For the press, men do not matter!
Look at the way the news of two dead people found at a place is presented in a newspaper. It talks only about a woman found dead. And the information about a man also having been found charred and dead later is mentioned only in passing, as if it is not worth mentioning at all!
And here is yet another headline. “Five Indians including one woman” were among the dead passengers in the crash of a Malaysia Airline plane. What about the balance four? Were they human beings, or they belong to a species that is not worth mentioning – some inferior humanoid that is unspeakable?

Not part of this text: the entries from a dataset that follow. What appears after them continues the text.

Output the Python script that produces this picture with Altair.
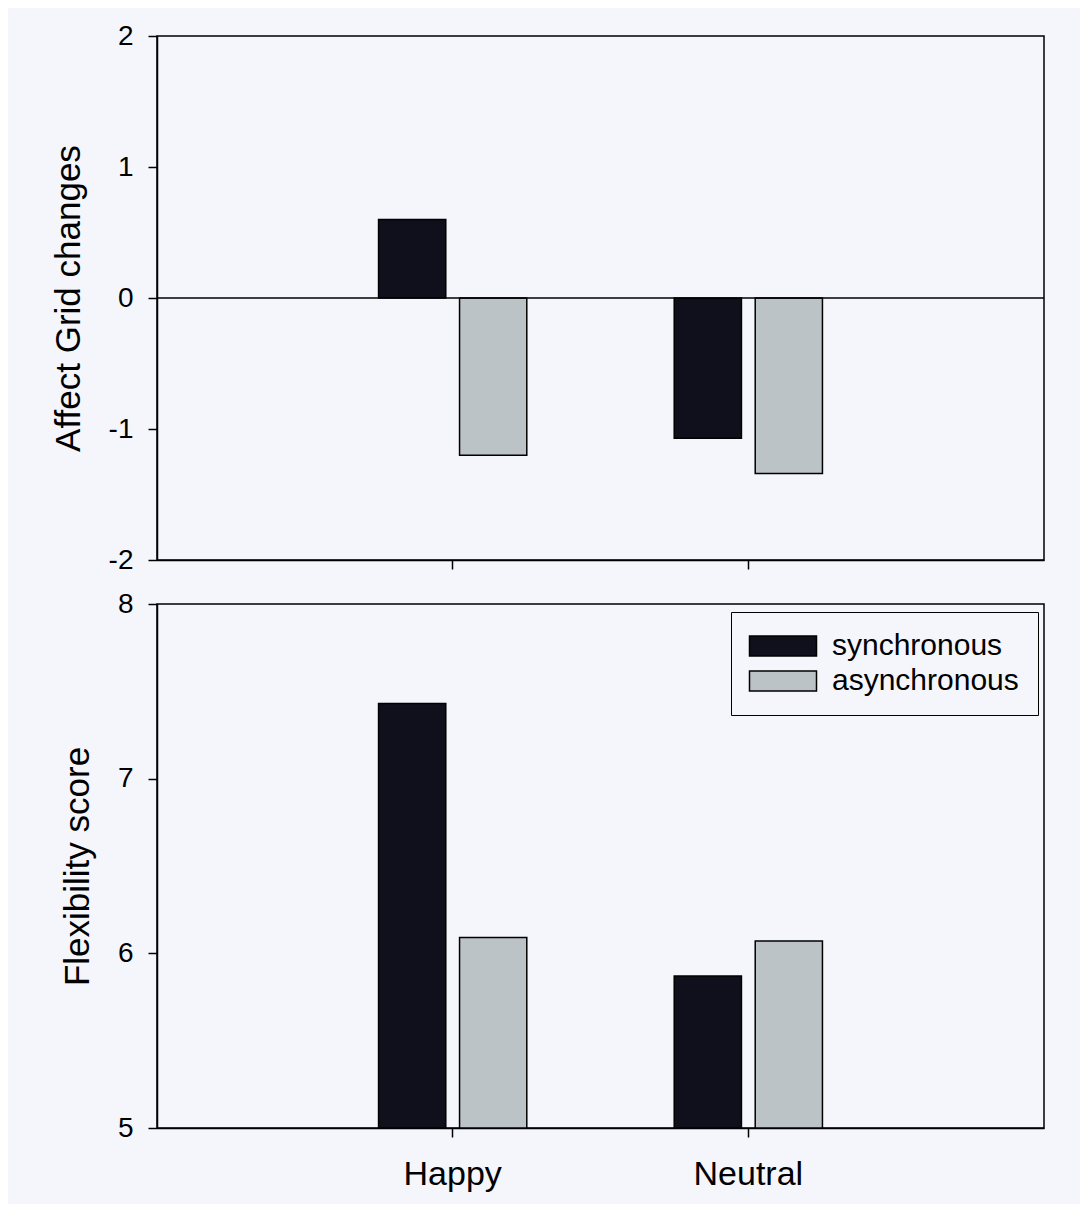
import altair as alt
import pandas as pd

emotions = ["Happy", "Neutral"]
conditions = ["synchronous", "asynchronous"]
affect_sync = [0.60, -1.07]
affect_async = [-1.20, -1.34]
flex_sync = [7.43, 5.87]
flex_async = [6.09, 6.07]

affect_ticks = [-2, -1, 0, 1, 2]
flex_ticks = [5, 6, 7, 8]

BG = "#f5f6fc"
DARK = "#10101c"
PAT = "#bcc3c6"
FONT = "Liberation Sans"


def make_df(sync, asyn):
    rows = []
    for i, e in enumerate(emotions):
        rows.append({"emotion": e, "condition": "synchronous", "value": sync[i]})
        rows.append({"emotion": e, "condition": "asynchronous", "value": asyn[i]})
    return pd.DataFrame(rows)


df_top = make_df(affect_sync, affect_async)
df_bot = make_df(flex_sync, flex_async)

xscale = alt.Scale(paddingInner=0, paddingOuter=0.5)
xoffscale = alt.Scale(paddingInner=0.17, paddingOuter=0.91)


def color_enc(legend):
    return alt.Color(
        "condition:N",
        sort=conditions,
        scale=alt.Scale(domain=conditions, range=[DARK, PAT]),
        legend=legend,
    )


top_bars = alt.Chart(df_top).mark_bar(stroke="black", strokeWidth=1.5).encode(
    x=alt.X("emotion:N", sort=emotions, scale=xscale,
            axis=alt.Axis(labels=False, title=None)),
    xOffset=alt.XOffset("condition:N", sort=conditions, scale=xoffscale),
    y=alt.Y("value:Q", scale=alt.Scale(domain=[-2, 2], nice=False),
            axis=alt.Axis(values=affect_ticks, title="Affect Grid changes",
                          labelExpr="'' + datum.value")),
    color=color_enc(None),
)
zero_line = alt.Chart(pd.DataFrame({"value": [0]})).mark_rule(
    color="black", strokeWidth=1.5).encode(y="value:Q")

top = alt.layer(top_bars, zero_line).properties(width=887, height=524)

legend = alt.Legend(
    title=None,
    orient="none",
    legendX=574,
    legendY=8,
    strokeColor="black",
    fillColor=BG,
    padding=19,
    labelFontSize=30,
    labelFont=FONT,
    labelColor="black",
    labelLimit=500,
    labelExpr="datum.label + '\u00a0'",
    symbolType="M-3.35,-1L3.35,-1L3.35,1L-3.35,1Z",
    symbolSize=400,
    symbolStrokeColor="black",
    symbolStrokeWidth=1.5,
    symbolOffset=18,
    labelOffset=34,
    rowPadding=5,
    symbolOpacity=1,
)

bot = alt.Chart(df_bot).mark_bar(stroke="black", strokeWidth=1.5, clip=True).encode(
    x=alt.X("emotion:N", sort=emotions, scale=xscale,
            axis=alt.Axis(title=None, labelFontSize=34, labelPadding=20, labelAngle=0)),
    xOffset=alt.XOffset("condition:N", sort=conditions, scale=xoffscale),
    y=alt.Y("value:Q", scale=alt.Scale(domain=[5, 8], nice=False, zero=False),
            axis=alt.Axis(values=flex_ticks, title="Flexibility score",
                          labelExpr="'' + datum.value")),
    y2=alt.datum(5),
    color=color_enc(legend),
).properties(width=887, height=524)

chart = alt.vconcat(top, bot, spacing=44, bounds="flush").resolve_scale(
    y="independent", color="independent", x="independent"
).properties(
    background=BG,
    padding={"left": 42, "top": 13, "right": 34, "bottom": 12},
).configure_view(
    stroke="black", strokeWidth=1.5
).configure_axis(
    grid=False,
    domainColor="black",
    domainWidth=1.5,
    tickColor="black",
    tickWidth=1.5,
    tickSize=9,
    labelFont=FONT,
    labelFontSize=28,
    labelColor="black",
    labelPadding=15,
    titleFont=FONT,
    titleFontSize=35,
    titleFontWeight="normal",
    titleColor="black",
    titlePadding=22,
)

chart.save("out.html", embed_options={"renderer": "svg", "actions": False})
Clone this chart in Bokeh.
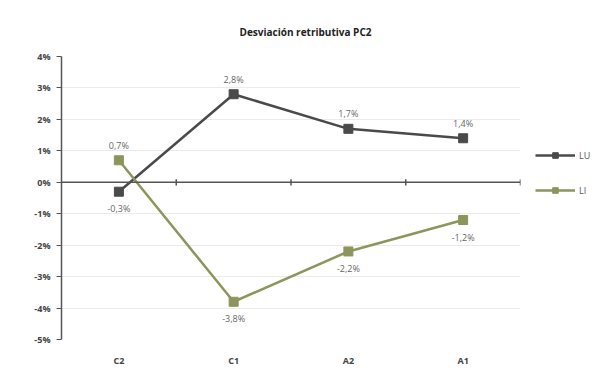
from bokeh.plotting import figure
from bokeh.models import (ColumnDataSource, Legend, LegendItem, Span, FactorRange,
                          Range1d, FixedTicker, CustomJSTickFormatter)
from bokeh.transform import dodge
from bokeh.core.properties import value
from bokeh.embed import file_html
from bokeh.resources import INLINE

categories = ["C2", "C1", "A2", "A1"]
lu_values = [-0.3, 2.8, 1.7, 1.4]
li_values = [0.7, -3.8, -2.2, -1.2]
series_names = ["LU", "LI"]
y_ticks = [4, 3, 2, 1, 0, -1, -2, -3, -4, -5]
title_text = "Desviación retributiva PC2"

colors = ["#4a4a4a", "#8d955c"]
FONT = "Open Sans"

p = figure(frame_width=459, frame_height=283, x_range=FactorRange(*categories),
           y_range=Range1d(-5, 4), output_backend="svg", toolbar_location=None,
           min_border_left=61, min_border_right=10, min_border_top=56,
           min_border_bottom=31)

p.title.text = title_text
p.title.align = "left"
p.title.text_font = FONT
p.title.text_font_size = "10px"
p.title.text_font_style = "bold"
p.title.text_color = "#222222"
p.title.offset = 178
p.title.standoff = 36

p.outline_line_color = None
p.background_fill_color = "white"
p.border_fill_color = "white"

# grid
p.xgrid.grid_line_color = None
p.ygrid.ticker = FixedTicker(ticks=y_ticks)
p.ygrid.grid_line_color = "#ebebeb"
p.ygrid.grid_line_width = 1

# y axis
p.yaxis.ticker = FixedTicker(ticks=y_ticks)
p.yaxis.formatter = CustomJSTickFormatter(code="return tick + '%';")
p.yaxis.axis_line_color = "#555555"
p.yaxis.axis_line_width = 1.5
p.yaxis.major_tick_line_color = "#555555"
p.yaxis.major_tick_out = 5
p.yaxis.major_tick_in = 0
p.yaxis.minor_tick_line_color = None
p.yaxis.major_label_text_font = FONT
p.yaxis.major_label_text_font_size = "9px"
p.yaxis.major_label_text_font_style = "bold"
p.yaxis.major_label_text_color = "#444444"
p.yaxis.major_label_standoff = 6

# x axis (labels only, at the bottom)
p.xaxis.axis_line_color = None
p.xaxis.major_tick_line_color = None
p.xaxis.minor_tick_line_color = None
p.xaxis.major_label_text_font = FONT
p.xaxis.major_label_text_font_size = "9px"
p.xaxis.major_label_text_font_style = "bold"
p.xaxis.major_label_text_color = "#444444"
p.xaxis.major_label_standoff = 8

# zero line (category axis crossing at 0)
p.add_layout(Span(location=0, dimension="width", line_color="#555555", line_width=1.5))
tick_src = ColumnDataSource(dict(cat=categories, y0=[-0.1] * 4, y1=[0.1] * 4))
p.segment(x0=dodge("cat", 0.5, range=p.x_range), x1=dodge("cat", 0.5, range=p.x_range),
          y0="y0", y1="y1", source=tick_src, line_color="#555555", line_width=1.5)

items = []
all_vals = [lu_values, li_values]
for i, (name, vals) in enumerate(zip(series_names, all_vals)):
    other = all_vals[1 - i]
    offsets = [-15 if v > o else 17 for v, o in zip(vals, other)]
    labels = [("%.1f" % v).replace(".", ",") + "%" for v in vals]
    src = ColumnDataSource(dict(cat=categories, val=vals, lab=labels, off=offsets))
    r1 = p.line("cat", "val", source=src, line_color=colors[i], line_width=2.5)
    r2 = p.scatter("cat", "val", source=src, marker="square", size=9,
                   fill_color=colors[i], line_color=colors[i])
    p.text("cat", "val", text="lab", source=src, y_offset="off",
           text_align="center", text_baseline="middle",
           text_font=value(FONT), text_font_size="9px", text_color="#666666")
    items.append(LegendItem(label=name, renderers=[r1, r2]))

legend = Legend(items=items, location=(15, 142), orientation="vertical",
                glyph_width=40, glyph_height=14, spacing=21, padding=0,
                margin=0, label_text_font=FONT, label_text_font_size="9px",
                label_text_color="#555555", border_line_color=None,
                background_fill_alpha=0, label_standoff=4)
p.add_layout(legend, "right")

open("out.html", "w").write(file_html(p, INLINE))
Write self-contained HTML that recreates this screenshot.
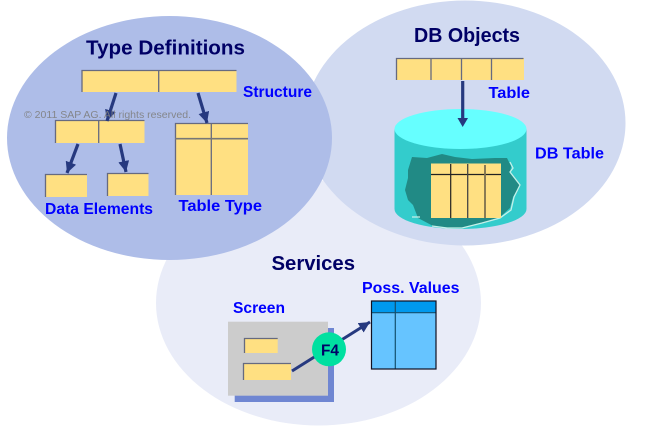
<!DOCTYPE html>
<html><head><meta charset="utf-8"><style>
html,body{margin:0;padding:0;background:#fff;width:664px;height:431px;overflow:hidden}
svg{display:block}
text{font-family:"Liberation Sans",sans-serif;font-weight:bold}
.h{font-size:20px;fill:#000066}
.l{font-size:16px;fill:#0000ff}
.box{fill:#ffe082}
.ln{stroke:#666a80;stroke-width:1.300;fill:none}
</style></head><body>
<svg width="664" height="431" viewBox="0 0 664 431" xmlns="http://www.w3.org/2000/svg">
<defs>
<marker id="a" markerUnits="userSpaceOnUse" markerWidth="13" markerHeight="12" refX="11" refY="5.500" orient="auto"><path d="M0 0L11 5.500L0 11Z" fill="#26397f"/></marker>
</defs>
<ellipse cx="318.500" cy="303" rx="162.500" ry="122.500" fill="#e9ecf8"/>
<ellipse cx="465" cy="123" rx="160.500" ry="122.500" fill="#d1daf1"/>
<ellipse cx="169.500" cy="138" rx="162.500" ry="122" fill="#aebde8"/>

<text class="h" x="86" y="54.500" textLength="159" lengthAdjust="spacingAndGlyphs">Type Definitions</text>
<text class="h" x="414" y="42" textLength="106" lengthAdjust="spacingAndGlyphs">DB Objects</text>
<text class="h" x="271.500" y="270" textLength="83.500" lengthAdjust="spacingAndGlyphs">Services</text>

<!-- Type definitions -->
<g>
<rect class="box" x="82" y="70" width="154.500" height="22"/>
<path class="ln" d="M82 92V70.500H236.500M158.700 70V92"/>
<rect class="box" x="55" y="120" width="89.500" height="23"/>
<path class="ln" d="M55.500 143V120.500H144.500M98.700 120V143"/>
<rect class="box" x="45" y="174" width="42" height="23"/>
<path class="ln" d="M45.500 197V174.500H87"/>
<rect class="box" x="107" y="173" width="41.500" height="23"/>
<path class="ln" d="M107.500 196V173.500H148.500"/>
<rect class="box" x="175" y="123" width="73" height="72"/>
<path class="ln" d="M175.500 195V123.500H248M211.300 123V195"/>
<path d="M175 138.700H248" stroke="#777" stroke-width="1.700"/>
</g>
<g stroke="#26397f" stroke-width="3.200" fill="none">
<path d="M116 93L107 121" marker-end="url(#a)"/>
<path d="M198 93L207 123" marker-end="url(#a)"/>
<path d="M78 144L67 173" marker-end="url(#a)"/>
<path d="M120 144L126 172" marker-end="url(#a)"/>
</g>
<text class="l" x="243" y="97" textLength="69" lengthAdjust="spacingAndGlyphs">Structure</text>
<text class="l" x="45" y="214" textLength="108" lengthAdjust="spacingAndGlyphs">Data Elements</text>
<text class="l" x="178.500" y="211" textLength="83.500" lengthAdjust="spacingAndGlyphs">Table Type</text>

<!-- DB -->
<rect class="box" x="396" y="58" width="128" height="22"/>
<path class="ln" d="M396.500 80V58.500H523.500M431 58V80M461.500 58V80M491.500 58V80"/>
<path d="M394.500 129V209A66 20 0 0 0 526.500 209V129Z" fill="#33cccc"/>
<ellipse cx="460.500" cy="129" rx="66" ry="20" fill="#66ffff"/>
<path d="M412 157L427 158L442 154L455 157L472 159L495 158L507 158L511 166L510 173L520 185L513 197L510 208L500 217L482 223L462 228L435 227L418 218L413 205L408 200L405 190L408 178L408 170Z" fill="#218a85"/>
<path d="M510 162L513 168L510 172L520 185L514 197L511 210L500 218L482 223L462 228L447 228L432 226M420 217L412 217" fill="none" stroke="#c4f0e8" stroke-width="1.300"/>
<rect class="box" x="431" y="163.500" width="70" height="54.500"/>
<path d="M431 174.500H501M450.700 164V218" stroke="#222" stroke-width="1.200"/>
<path d="M467.700 164V218" stroke="#444" stroke-width="1.300"/>
<path d="M485 165V218" stroke="#7d7150" stroke-width="1.800"/>
<path d="M462.700 81V122" stroke="#26397f" stroke-width="3.200" fill="none"/>
<path d="M457.500 118H468L462.700 127Z" fill="#26397f"/>
<text class="l" x="488.500" y="98" textLength="41.500" lengthAdjust="spacingAndGlyphs">Table</text>
<text class="l" x="535" y="158.500" textLength="69" lengthAdjust="spacingAndGlyphs">DB Table</text>

<!-- Services -->
<rect x="234.700" y="328" width="99.300" height="74" fill="#6f86d2"/>
<rect x="228" y="321.700" width="100" height="74" fill="#cccccc"/>
<rect class="box" x="244" y="338" width="33.700" height="15"/>
<path class="ln" d="M244.500 353V338.500H277.700"/>
<rect class="box" x="243" y="363" width="48" height="17"/>
<path class="ln" d="M243.500 380V363.500H291"/>
<path d="M292 371L370 322" stroke="#26397f" stroke-width="3" fill="none" marker-end="url(#a)"/>
<circle cx="329" cy="349.300" r="17" fill="#00e0a0"/>
<text x="321" y="355.500" style="font-size:16px" fill="#000066" textLength="18" lengthAdjust="spacingAndGlyphs">F4</text>
<rect x="371" y="301" width="65" height="68" fill="#66c4ff"/>
<rect x="371" y="301" width="65" height="11.500" fill="#0099ee"/>
<path d="M371 312.700H436M395.300 301V369" stroke="#14506e" stroke-width="1.200"/>
<rect x="371.500" y="301" width="64.500" height="68" fill="none" stroke="#112" stroke-width="1.200"/>
<text class="l" x="233" y="313" textLength="52" lengthAdjust="spacingAndGlyphs">Screen</text>
<text class="l" x="362" y="293" textLength="97.500" lengthAdjust="spacingAndGlyphs">Poss. Values</text>

<text x="24" y="118" style="font-size:10.400px;font-weight:normal" fill="#808080" fill-opacity=".9" textLength="167" lengthAdjust="spacingAndGlyphs">© 2011 SAP AG. All rights reserved.</text>
</svg>
</body></html>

For many newspapers like The Hindu, the term gender denotes only women. There are many whole-time “activists” harping on bride burning, domestic violence and all kinds on real and imaginary plight of women in India, and clamouring of more one-sided and draconian laws to be passed for incarcerating men and their parents (for the sin of begetting men).
This attitude smacks of a general slant prevalent in the media towards women. It is perhaps prompted by commercial considerations. In their reckoning women are to be shown and showcased prominently. They use female models even to market things that are used exclusively by men. Razor blade makers use female models to declare they don’t like men who don’t shave (not sure if it is factual, that is a different matter).
And is an extension of feminist ideology which denigrates traditional family system and tries to exterminate the very paradigm of family from the society by stigmatizing it as being a symbol of patriarchy, which has lately acquired the connotation of societal blasphemy!
But seriously, men are fast becoming redundant. Sad, but true!
In vitro fertilization (IVF), sperm banks, sperm-bots etc., may render the male of the species redundant. Already society is getting more comfortable with women employees in all occupations. They are more diligent, studious and determined, they feel.